▶ _EXERCISE_: Write out the material exactly, with the pictures left out.

▶ _MATERIAL_:
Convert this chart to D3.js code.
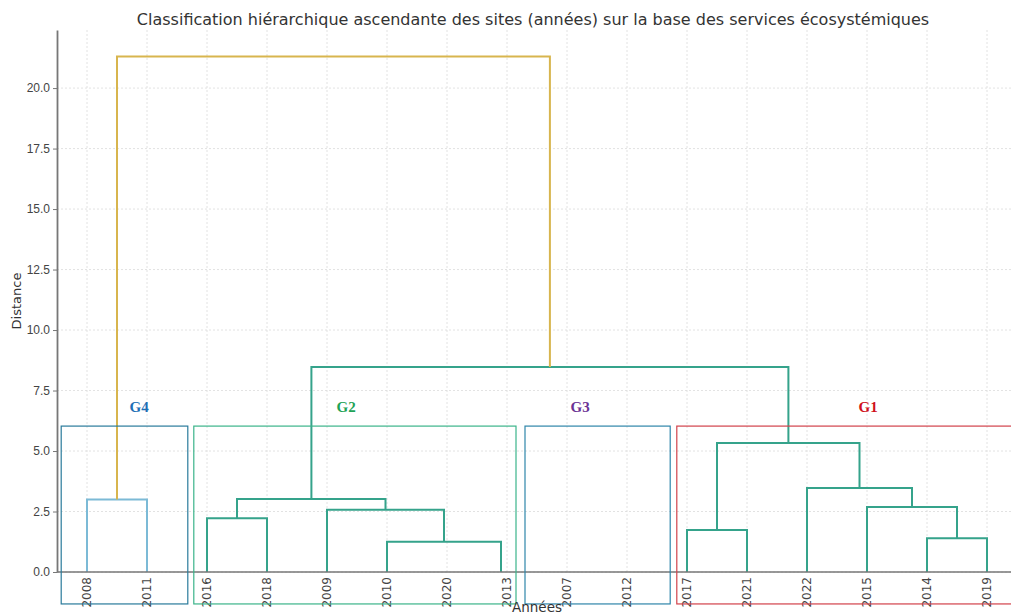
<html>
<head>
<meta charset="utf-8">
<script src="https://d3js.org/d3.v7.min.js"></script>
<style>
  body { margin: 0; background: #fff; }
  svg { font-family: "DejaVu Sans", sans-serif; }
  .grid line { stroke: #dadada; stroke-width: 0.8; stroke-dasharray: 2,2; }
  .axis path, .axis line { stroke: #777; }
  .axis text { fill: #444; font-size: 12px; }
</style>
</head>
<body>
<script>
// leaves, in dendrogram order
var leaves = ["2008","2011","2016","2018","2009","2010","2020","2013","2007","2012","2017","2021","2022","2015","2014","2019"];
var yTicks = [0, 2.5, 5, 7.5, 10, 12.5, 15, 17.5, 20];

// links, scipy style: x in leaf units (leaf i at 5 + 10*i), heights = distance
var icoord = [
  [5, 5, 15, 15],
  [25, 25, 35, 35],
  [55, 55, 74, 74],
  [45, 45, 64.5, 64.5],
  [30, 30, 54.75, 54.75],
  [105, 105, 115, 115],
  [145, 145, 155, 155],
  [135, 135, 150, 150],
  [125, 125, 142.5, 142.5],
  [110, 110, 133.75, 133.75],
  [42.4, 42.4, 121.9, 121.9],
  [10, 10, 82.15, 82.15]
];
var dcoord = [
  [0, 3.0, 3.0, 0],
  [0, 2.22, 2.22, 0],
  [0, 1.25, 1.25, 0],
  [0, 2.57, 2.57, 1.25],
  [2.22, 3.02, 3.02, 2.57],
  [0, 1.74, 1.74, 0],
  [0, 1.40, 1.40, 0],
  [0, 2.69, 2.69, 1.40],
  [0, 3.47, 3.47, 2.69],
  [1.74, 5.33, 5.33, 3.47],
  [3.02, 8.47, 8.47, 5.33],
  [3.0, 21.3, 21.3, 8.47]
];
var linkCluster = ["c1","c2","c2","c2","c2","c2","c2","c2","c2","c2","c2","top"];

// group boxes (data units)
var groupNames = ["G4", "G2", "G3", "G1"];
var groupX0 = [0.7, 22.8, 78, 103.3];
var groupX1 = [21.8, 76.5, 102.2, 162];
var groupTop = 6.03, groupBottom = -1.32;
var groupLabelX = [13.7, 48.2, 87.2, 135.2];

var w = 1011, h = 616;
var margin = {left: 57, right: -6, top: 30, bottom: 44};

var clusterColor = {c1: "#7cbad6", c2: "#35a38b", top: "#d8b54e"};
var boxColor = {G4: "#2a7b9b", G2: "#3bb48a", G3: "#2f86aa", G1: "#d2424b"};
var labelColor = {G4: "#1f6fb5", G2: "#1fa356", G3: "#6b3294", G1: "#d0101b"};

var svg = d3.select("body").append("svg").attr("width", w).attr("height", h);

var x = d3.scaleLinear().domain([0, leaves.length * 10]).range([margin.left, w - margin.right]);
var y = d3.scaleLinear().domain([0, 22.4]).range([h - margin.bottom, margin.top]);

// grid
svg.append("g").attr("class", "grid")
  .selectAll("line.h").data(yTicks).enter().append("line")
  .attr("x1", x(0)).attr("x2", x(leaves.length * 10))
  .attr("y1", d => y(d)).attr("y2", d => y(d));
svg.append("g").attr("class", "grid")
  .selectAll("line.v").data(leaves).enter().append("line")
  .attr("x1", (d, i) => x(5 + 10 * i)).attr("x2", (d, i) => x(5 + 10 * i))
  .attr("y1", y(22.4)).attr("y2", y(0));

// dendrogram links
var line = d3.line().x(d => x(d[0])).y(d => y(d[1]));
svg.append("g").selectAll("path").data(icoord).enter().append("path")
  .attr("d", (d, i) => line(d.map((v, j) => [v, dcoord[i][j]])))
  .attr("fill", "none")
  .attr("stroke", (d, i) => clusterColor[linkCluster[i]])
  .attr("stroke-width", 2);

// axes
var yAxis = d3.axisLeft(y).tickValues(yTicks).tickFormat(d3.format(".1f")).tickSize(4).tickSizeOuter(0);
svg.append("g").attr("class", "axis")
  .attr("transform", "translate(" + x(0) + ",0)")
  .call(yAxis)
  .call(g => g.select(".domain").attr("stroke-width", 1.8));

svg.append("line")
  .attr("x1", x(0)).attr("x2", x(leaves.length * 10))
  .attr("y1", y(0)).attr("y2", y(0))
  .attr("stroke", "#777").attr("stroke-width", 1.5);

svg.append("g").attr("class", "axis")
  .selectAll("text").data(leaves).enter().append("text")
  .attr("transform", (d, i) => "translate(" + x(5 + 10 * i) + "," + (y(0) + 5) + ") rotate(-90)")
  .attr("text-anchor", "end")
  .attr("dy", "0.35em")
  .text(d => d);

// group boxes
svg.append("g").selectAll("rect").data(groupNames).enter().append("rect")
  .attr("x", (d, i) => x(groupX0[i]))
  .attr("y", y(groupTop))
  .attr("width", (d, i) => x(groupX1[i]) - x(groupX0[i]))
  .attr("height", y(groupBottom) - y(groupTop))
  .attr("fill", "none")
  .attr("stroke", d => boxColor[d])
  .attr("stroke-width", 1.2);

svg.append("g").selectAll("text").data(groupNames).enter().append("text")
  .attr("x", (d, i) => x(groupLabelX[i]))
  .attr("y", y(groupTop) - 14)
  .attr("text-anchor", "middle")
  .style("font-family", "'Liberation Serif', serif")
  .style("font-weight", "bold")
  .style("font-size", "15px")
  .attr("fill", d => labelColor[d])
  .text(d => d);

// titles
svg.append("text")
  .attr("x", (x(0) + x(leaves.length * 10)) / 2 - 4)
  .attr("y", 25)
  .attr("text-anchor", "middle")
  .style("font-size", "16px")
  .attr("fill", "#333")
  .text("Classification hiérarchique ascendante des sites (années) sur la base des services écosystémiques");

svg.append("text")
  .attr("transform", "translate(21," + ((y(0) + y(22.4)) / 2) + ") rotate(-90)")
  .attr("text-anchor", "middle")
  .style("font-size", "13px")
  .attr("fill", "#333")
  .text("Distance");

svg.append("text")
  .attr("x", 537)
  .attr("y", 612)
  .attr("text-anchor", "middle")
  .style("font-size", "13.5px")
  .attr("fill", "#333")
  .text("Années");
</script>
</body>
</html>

▶ _OUTPUT BELOW_:
Convert this chart to D3.js code.
<html>
<head>
<meta charset="utf-8">
<script src="https://d3js.org/d3.v7.min.js"></script>
<style>
  body { margin: 0; background: #fff; }
  svg { font-family: "DejaVu Sans", sans-serif; }
  .grid line { stroke: #dadada; stroke-width: 0.8; stroke-dasharray: 2,2; }
  .axis path, .axis line { stroke: #777; }
  .axis text { fill: #444; font-size: 12px; }
</style>
</head>
<body>
<script>
// leaves, in dendrogram order
var leaves = ["2008","2011","2016","2018","2009","2010","2020","2013","2007","2012","2017","2021","2022","2015","2014","2019"];
var yTicks = [0, 2.5, 5, 7.5, 10, 12.5, 15, 17.5, 20];

// links, scipy style: x in leaf units (leaf i at 5 + 10*i), heights = distance
var icoord = [
  [5, 5, 15, 15],
  [25, 25, 35, 35],
  [55, 55, 74, 74],
  [45, 45, 64.5, 64.5],
  [30, 30, 54.75, 54.75],
  [105, 105, 115, 115],
  [145, 145, 155, 155],
  [135, 135, 150, 150],
  [125, 125, 142.5, 142.5],
  [110, 110, 133.75, 133.75],
  [42.4, 42.4, 121.9, 121.9],
  [10, 10, 82.15, 82.15]
];
var dcoord = [
  [0, 3.0, 3.0, 0],
  [0, 2.22, 2.22, 0],
  [0, 1.25, 1.25, 0],
  [0, 2.57, 2.57, 1.25],
  [2.22, 3.02, 3.02, 2.57],
  [0, 1.74, 1.74, 0],
  [0, 1.40, 1.40, 0],
  [0, 2.69, 2.69, 1.40],
  [0, 3.47, 3.47, 2.69],
  [1.74, 5.33, 5.33, 3.47],
  [3.02, 8.47, 8.47, 5.33],
  [3.0, 21.3, 21.3, 8.47]
];
var linkCluster = ["c1","c2","c2","c2","c2","c2","c2","c2","c2","c2","c2","top"];

// group boxes (data units)
var groupNames = ["G4", "G2", "G3", "G1"];
var groupX0 = [0.7, 22.8, 78, 103.3];
var groupX1 = [21.8, 76.5, 102.2, 162];
var groupTop = 6.03, groupBottom = -1.32;
var groupLabelX = [13.7, 48.2, 87.2, 135.2];

var w = 1011, h = 616;
var margin = {left: 57, right: -6, top: 30, bottom: 44};

var clusterColor = {c1: "#7cbad6", c2: "#35a38b", top: "#d8b54e"};
var boxColor = {G4: "#2a7b9b", G2: "#3bb48a", G3: "#2f86aa", G1: "#d2424b"};
var labelColor = {G4: "#1f6fb5", G2: "#1fa356", G3: "#6b3294", G1: "#d0101b"};

var svg = d3.select("body").append("svg").attr("width", w).attr("height", h);

var x = d3.scaleLinear().domain([0, leaves.length * 10]).range([margin.left, w - margin.right]);
var y = d3.scaleLinear().domain([0, 22.4]).range([h - margin.bottom, margin.top]);

// grid
svg.append("g").attr("class", "grid")
  .selectAll("line.h").data(yTicks).enter().append("line")
  .attr("x1", x(0)).attr("x2", x(leaves.length * 10))
  .attr("y1", d => y(d)).attr("y2", d => y(d));
svg.append("g").attr("class", "grid")
  .selectAll("line.v").data(leaves).enter().append("line")
  .attr("x1", (d, i) => x(5 + 10 * i)).attr("x2", (d, i) => x(5 + 10 * i))
  .attr("y1", y(22.4)).attr("y2", y(0));

// dendrogram links
var line = d3.line().x(d => x(d[0])).y(d => y(d[1]));
svg.append("g").selectAll("path").data(icoord).enter().append("path")
  .attr("d", (d, i) => line(d.map((v, j) => [v, dcoord[i][j]])))
  .attr("fill", "none")
  .attr("stroke", (d, i) => clusterColor[linkCluster[i]])
  .attr("stroke-width", 2);

// axes
var yAxis = d3.axisLeft(y).tickValues(yTicks).tickFormat(d3.format(".1f")).tickSize(4).tickSizeOuter(0);
svg.append("g").attr("class", "axis")
  .attr("transform", "translate(" + x(0) + ",0)")
  .call(yAxis)
  .call(g => g.select(".domain").attr("stroke-width", 1.8));

svg.append("line")
  .attr("x1", x(0)).attr("x2", x(leaves.length * 10))
  .attr("y1", y(0)).attr("y2", y(0))
  .attr("stroke", "#777").attr("stroke-width", 1.5);

svg.append("g").attr("class", "axis")
  .selectAll("text").data(leaves).enter().append("text")
  .attr("transform", (d, i) => "translate(" + x(5 + 10 * i) + "," + (y(0) + 5) + ") rotate(-90)")
  .attr("text-anchor", "end")
  .attr("dy", "0.35em")
  .text(d => d);

// group boxes
svg.append("g").selectAll("rect").data(groupNames).enter().append("rect")
  .attr("x", (d, i) => x(groupX0[i]))
  .attr("y", y(groupTop))
  .attr("width", (d, i) => x(groupX1[i]) - x(groupX0[i]))
  .attr("height", y(groupBottom) - y(groupTop))
  .attr("fill", "none")
  .attr("stroke", d => boxColor[d])
  .attr("stroke-width", 1.2);

svg.append("g").selectAll("text").data(groupNames).enter().append("text")
  .attr("x", (d, i) => x(groupLabelX[i]))
  .attr("y", y(groupTop) - 14)
  .attr("text-anchor", "middle")
  .style("font-family", "'Liberation Serif', serif")
  .style("font-weight", "bold")
  .style("font-size", "15px")
  .attr("fill", d => labelColor[d])
  .text(d => d);

// titles
svg.append("text")
  .attr("x", (x(0) + x(leaves.length * 10)) / 2 - 4)
  .attr("y", 25)
  .attr("text-anchor", "middle")
  .style("font-size", "16px")
  .attr("fill", "#333")
  .text("Classification hiérarchique ascendante des sites (années) sur la base des services écosystémiques");

svg.append("text")
  .attr("transform", "translate(21," + ((y(0) + y(22.4)) / 2) + ") rotate(-90)")
  .attr("text-anchor", "middle")
  .style("font-size", "13px")
  .attr("fill", "#333")
  .text("Distance");

svg.append("text")
  .attr("x", 537)
  .attr("y", 612)
  .attr("text-anchor", "middle")
  .style("font-size", "13.5px")
  .attr("fill", "#333")
  .text("Années");
</script>
</body>
</html>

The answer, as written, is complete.